The Lapse implementation is based on PS-Lite.
A simple example:
std::vector<uint64_t> keys = {1, 3, 5};
std::vector<float> updates = {1, 1, 1};
std::vector<float> recv_vals;
ps::KVWorker<float> kv;
kv.Wait(kv.Pull(keys, &recv_vals));
kv.Wait(kv.Push(keys, updates));
kv.Wait(kv.Localize(keys));
kv.Wait(kv.Pull(keys, &recv_vals)); // access is now local
lapse
requires a C++11 compiler such as g++ >= 4.8
and boost for some the application examples. On Ubuntu >= 13.10, you
can install it by
sudo apt-get update && sudo apt-get install -y build-essential git libboost-all-dev
Then clone and build
git clone https://github.com/alexrenz/lapse-ps
cd lapse-ps && make
A very simple example can be found in simple.cc. To run it, compile it:
make apps/simple
and run
python tracker/dmlc_local.py -s 1 build/apps/simple
to run with one node and default parameters or
python tracker/dmlc_local.py -s 3 build/apps/simple -v 5 -i 10 -k 14 -t 4
to run with 3 nodes and specific parameters. Run build/apps/simple --help
to see available parameters.
To test dynamic parameter allocation (i.e., moving parameters between servers), run
make -j 4 tests/test_dynamic_allocation
python tracker/dmlc_local.py -s 4 tests/test_dynamic_allocation
There are multiple start scripts. At the moment, we mostly use the following ones:
- tracker/dmlc_local.py to run on a local machine
- tracker/dmlc_ssh.py to run on a cluster
To see more information, run
python tracker/dmlc_local.py --help
, for example.
The -s
flag specifies how many processes (i.e., nodes to use, e.g. -s 4
uses 4 nodes. In each process, Lapse starts one server thread and multiple worker threads.

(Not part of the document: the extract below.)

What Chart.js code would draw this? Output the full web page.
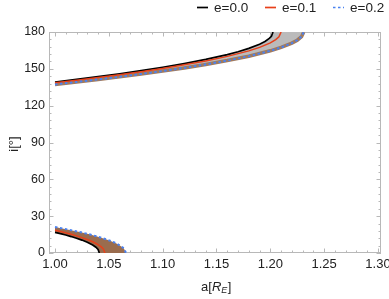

You find example applications in the apps/ directory and launch commands to locally run toy examples below. The toy datasets are in apps/data/.
make apps/matrix_factorization
python tracker/dmlc_local.py -s 2 build/apps/matrix_factorization --dataset apps/data/mf/ -r 2 --num_keys 12 --epochs 10
make apps/knowledge_graph_embeddings
python tracker/dmlc_local.py -s 2 build/apps/knowledge_graph_embeddings --dataset apps/data/kge/ --num_entities 280 --num_relations 112 --num_epochs 4 --embed_dim 100 --eval_freq 2
make apps/word2vec
python tracker/dmlc_local.py -s 2 build/apps/word2vec --num_threads 2 --negative 2 --binary 1 --num_keys 4970 --embed_dim 10 --input_file apps/data/lm/small.txt --num_iterations 4 --window 2 --localize_pos 1 --localize_neg 1 --data_words 10000
Lapse starts one process per node. Within this process, worker threads access the parameter store directly. A parameter server thread handles requests by other nodes and parameter relocations.